**What is expected:**
Write out only the lines from the start of the entries up to and including the line with "const caphornTrend = [10.2, 199.5, 15, 412.6];"; please skip the pictures.

**Records for the exercise:**

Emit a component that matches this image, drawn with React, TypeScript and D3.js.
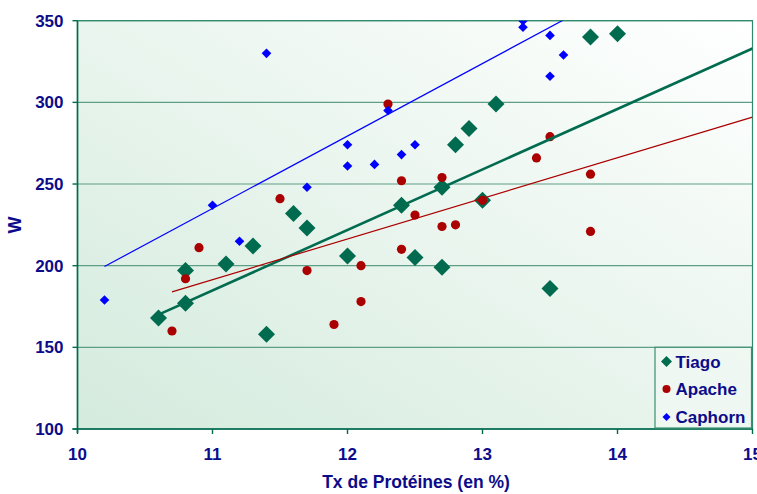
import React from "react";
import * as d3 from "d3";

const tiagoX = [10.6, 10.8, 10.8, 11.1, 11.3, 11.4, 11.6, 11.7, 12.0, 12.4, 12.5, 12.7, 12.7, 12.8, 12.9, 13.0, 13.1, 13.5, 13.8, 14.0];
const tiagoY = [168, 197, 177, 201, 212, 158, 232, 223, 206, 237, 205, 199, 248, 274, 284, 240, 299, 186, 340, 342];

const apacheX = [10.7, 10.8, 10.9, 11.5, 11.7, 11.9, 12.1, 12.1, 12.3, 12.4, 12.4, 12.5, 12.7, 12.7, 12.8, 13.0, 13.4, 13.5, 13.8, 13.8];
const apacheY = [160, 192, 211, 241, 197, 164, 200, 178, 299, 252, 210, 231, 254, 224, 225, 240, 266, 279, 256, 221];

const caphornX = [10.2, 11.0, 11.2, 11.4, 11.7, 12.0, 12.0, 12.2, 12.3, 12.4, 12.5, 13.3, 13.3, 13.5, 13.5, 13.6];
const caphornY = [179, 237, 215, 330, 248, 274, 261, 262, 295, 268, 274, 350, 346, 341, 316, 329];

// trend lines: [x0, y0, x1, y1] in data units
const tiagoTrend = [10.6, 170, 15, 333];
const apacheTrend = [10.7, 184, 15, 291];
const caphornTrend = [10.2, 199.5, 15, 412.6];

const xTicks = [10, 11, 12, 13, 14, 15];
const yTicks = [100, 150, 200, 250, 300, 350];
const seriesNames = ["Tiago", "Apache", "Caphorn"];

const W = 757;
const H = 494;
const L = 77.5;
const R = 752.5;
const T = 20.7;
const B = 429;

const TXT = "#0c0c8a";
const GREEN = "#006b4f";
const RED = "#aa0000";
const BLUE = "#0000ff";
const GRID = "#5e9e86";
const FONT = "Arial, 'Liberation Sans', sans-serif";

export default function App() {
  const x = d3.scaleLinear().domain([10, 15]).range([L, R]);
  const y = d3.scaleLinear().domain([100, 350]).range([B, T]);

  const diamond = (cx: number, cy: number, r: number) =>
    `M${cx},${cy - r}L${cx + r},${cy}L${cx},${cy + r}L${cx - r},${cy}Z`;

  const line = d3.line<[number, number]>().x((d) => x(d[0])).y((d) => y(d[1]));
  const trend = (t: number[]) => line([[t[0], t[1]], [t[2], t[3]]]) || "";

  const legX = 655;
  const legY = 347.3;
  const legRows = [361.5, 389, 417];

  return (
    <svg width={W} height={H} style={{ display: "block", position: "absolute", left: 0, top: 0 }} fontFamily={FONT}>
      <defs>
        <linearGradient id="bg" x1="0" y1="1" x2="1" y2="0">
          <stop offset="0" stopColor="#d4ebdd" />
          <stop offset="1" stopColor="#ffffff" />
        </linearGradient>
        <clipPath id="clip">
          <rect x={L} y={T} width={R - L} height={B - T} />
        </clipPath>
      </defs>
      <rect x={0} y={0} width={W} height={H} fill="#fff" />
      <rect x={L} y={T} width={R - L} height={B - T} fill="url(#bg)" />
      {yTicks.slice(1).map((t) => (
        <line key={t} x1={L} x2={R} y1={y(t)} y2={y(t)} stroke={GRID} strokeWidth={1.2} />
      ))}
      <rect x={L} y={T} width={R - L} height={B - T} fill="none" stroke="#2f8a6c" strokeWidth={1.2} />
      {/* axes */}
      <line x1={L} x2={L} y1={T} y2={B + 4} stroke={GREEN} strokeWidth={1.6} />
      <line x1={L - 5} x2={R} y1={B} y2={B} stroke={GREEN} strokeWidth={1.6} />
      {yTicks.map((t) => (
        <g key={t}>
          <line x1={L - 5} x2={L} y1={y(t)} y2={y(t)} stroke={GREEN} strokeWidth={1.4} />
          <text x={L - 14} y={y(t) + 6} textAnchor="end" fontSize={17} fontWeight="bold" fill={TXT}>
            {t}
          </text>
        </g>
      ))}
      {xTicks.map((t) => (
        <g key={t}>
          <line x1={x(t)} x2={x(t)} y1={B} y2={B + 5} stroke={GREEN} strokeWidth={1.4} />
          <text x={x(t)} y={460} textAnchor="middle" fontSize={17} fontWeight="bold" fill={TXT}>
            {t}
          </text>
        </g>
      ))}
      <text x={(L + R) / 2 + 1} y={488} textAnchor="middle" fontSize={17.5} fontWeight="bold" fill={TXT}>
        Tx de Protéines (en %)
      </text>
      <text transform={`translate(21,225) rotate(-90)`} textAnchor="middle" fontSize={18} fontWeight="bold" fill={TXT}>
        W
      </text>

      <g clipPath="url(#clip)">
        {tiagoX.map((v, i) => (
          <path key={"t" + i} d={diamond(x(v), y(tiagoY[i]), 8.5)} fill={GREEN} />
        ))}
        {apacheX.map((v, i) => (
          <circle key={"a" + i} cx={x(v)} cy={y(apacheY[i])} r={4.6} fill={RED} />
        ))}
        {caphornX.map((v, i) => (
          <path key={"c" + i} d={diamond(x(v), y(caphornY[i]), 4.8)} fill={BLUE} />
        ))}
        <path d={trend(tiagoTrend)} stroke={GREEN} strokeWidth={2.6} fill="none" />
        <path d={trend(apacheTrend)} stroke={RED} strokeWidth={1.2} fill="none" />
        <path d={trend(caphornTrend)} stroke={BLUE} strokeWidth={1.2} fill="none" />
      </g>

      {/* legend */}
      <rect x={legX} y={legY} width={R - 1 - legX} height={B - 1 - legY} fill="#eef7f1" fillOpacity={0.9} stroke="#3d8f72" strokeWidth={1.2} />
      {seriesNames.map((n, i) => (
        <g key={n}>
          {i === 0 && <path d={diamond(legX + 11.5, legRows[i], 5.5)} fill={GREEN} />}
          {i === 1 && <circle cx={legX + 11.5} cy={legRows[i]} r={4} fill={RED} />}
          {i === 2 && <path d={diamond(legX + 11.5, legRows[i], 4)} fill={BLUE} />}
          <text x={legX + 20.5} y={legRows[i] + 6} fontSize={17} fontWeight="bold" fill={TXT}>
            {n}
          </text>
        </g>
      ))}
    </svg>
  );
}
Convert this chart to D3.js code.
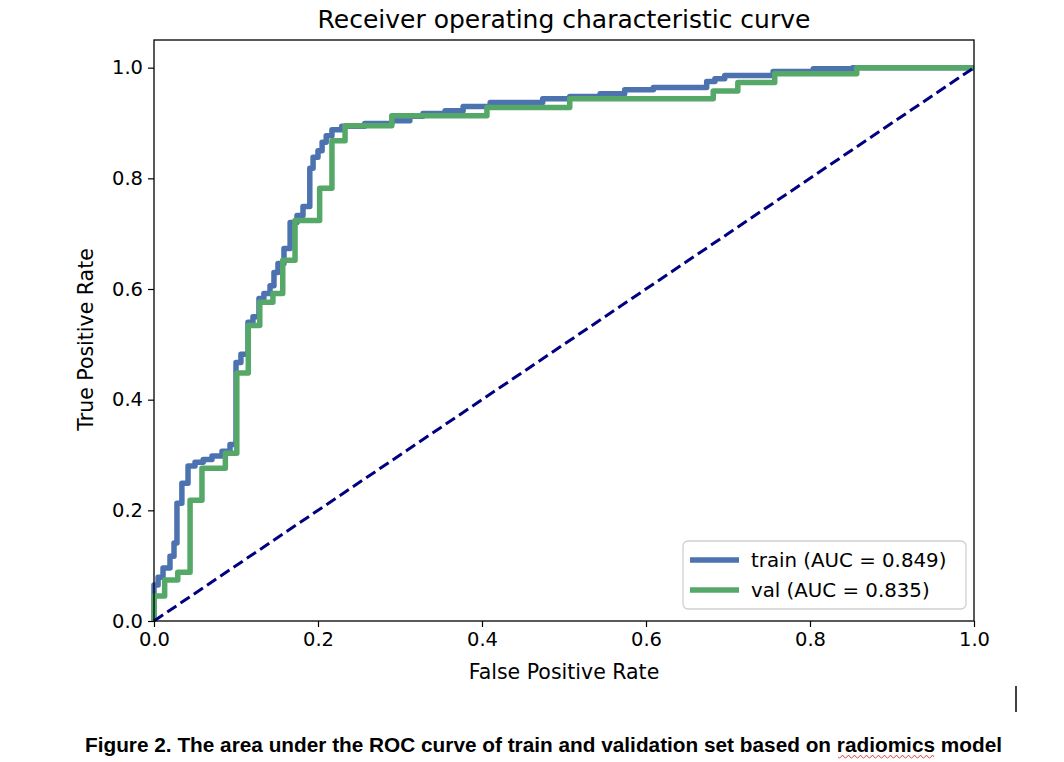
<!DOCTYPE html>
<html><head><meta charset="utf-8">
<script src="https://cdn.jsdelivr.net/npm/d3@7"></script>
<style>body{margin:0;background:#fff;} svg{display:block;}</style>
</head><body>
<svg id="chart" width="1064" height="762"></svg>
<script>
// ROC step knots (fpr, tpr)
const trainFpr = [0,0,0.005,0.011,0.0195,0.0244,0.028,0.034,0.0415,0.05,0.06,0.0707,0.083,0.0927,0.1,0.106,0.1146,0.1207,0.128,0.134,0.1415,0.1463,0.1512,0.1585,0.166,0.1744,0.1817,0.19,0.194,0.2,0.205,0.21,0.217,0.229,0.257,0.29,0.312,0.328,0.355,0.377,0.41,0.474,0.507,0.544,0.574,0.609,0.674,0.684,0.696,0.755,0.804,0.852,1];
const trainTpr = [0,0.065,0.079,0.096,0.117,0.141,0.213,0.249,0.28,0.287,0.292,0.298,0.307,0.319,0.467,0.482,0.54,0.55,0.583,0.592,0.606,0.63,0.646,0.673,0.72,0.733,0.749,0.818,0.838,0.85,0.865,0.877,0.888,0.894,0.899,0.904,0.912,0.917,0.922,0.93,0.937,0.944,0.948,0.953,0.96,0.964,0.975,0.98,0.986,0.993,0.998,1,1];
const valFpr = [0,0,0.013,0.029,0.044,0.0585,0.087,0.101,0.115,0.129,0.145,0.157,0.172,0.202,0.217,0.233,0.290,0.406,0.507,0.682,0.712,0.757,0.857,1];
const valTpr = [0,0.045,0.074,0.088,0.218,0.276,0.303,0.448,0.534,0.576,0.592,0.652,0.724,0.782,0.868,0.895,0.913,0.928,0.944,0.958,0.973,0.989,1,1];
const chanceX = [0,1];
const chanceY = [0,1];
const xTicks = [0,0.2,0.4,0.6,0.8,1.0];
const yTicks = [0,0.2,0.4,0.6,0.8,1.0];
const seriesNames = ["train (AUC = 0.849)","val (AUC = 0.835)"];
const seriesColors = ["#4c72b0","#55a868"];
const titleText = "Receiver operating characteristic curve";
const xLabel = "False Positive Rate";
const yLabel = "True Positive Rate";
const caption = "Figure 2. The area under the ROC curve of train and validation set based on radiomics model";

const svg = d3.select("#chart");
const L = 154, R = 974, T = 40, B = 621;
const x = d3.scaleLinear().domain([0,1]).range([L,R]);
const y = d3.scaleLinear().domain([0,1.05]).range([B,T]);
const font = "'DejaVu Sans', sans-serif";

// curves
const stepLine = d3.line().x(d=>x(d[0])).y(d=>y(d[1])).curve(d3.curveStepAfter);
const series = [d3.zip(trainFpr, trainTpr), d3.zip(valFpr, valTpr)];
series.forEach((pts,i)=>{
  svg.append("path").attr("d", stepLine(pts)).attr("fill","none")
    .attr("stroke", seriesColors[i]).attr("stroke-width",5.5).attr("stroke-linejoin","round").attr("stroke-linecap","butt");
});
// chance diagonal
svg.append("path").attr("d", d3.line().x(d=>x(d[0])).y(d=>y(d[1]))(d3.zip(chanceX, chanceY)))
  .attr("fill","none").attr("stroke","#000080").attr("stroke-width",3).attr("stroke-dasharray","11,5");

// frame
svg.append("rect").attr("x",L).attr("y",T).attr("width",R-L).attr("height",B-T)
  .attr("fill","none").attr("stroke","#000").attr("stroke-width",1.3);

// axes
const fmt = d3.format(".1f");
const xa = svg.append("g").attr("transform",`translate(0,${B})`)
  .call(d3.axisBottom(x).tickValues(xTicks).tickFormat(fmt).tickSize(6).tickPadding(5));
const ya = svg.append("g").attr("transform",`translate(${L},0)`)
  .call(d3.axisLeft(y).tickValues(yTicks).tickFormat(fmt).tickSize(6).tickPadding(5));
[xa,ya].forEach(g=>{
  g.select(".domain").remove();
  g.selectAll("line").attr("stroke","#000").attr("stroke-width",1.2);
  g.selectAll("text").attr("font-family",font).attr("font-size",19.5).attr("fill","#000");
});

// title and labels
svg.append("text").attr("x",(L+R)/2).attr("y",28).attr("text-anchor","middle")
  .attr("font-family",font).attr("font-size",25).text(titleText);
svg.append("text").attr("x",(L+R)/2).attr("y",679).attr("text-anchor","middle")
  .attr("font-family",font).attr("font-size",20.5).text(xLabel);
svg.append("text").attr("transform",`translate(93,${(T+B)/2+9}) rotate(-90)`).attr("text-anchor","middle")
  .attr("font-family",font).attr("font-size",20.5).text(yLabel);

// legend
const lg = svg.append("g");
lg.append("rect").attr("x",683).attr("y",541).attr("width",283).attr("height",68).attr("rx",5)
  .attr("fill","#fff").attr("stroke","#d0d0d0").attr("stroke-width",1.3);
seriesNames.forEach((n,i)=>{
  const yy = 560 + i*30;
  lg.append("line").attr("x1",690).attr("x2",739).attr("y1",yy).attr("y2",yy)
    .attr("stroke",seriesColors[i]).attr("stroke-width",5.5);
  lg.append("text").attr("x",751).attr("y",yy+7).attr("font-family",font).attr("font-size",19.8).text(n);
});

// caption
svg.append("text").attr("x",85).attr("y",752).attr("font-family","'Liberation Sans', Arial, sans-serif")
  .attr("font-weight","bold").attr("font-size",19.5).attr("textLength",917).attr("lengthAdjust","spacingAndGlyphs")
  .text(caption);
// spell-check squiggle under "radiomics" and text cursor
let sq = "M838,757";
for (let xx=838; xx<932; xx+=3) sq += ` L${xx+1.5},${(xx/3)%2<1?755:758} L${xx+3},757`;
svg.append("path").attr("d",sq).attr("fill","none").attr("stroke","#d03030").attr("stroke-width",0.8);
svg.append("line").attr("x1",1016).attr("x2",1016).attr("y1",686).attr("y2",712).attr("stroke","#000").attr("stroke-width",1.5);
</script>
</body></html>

**Final answer:**
Emit a component that matches this image, drawn with React, TypeScript and D3.js.
import React from "react";
import * as d3 from "d3";

const tiagoX = [10.6, 10.8, 10.8, 11.1, 11.3, 11.4, 11.6, 11.7, 12.0, 12.4, 12.5, 12.7, 12.7, 12.8, 12.9, 13.0, 13.1, 13.5, 13.8, 14.0];
const tiagoY = [168, 197, 177, 201, 212, 158, 232, 223, 206, 237, 205, 199, 248, 274, 284, 240, 299, 186, 340, 342];

const apacheX = [10.7, 10.8, 10.9, 11.5, 11.7, 11.9, 12.1, 12.1, 12.3, 12.4, 12.4, 12.5, 12.7, 12.7, 12.8, 13.0, 13.4, 13.5, 13.8, 13.8];
const apacheY = [160, 192, 211, 241, 197, 164, 200, 178, 299, 252, 210, 231, 254, 224, 225, 240, 266, 279, 256, 221];

const caphornX = [10.2, 11.0, 11.2, 11.4, 11.7, 12.0, 12.0, 12.2, 12.3, 12.4, 12.5, 13.3, 13.3, 13.5, 13.5, 13.6];
const caphornY = [179, 237, 215, 330, 248, 274, 261, 262, 295, 268, 274, 350, 346, 341, 316, 329];

// trend lines: [x0, y0, x1, y1] in data units
const tiagoTrend = [10.6, 170, 15, 333];
const apacheTrend = [10.7, 184, 15, 291];
const caphornTrend = [10.2, 199.5, 15, 412.6];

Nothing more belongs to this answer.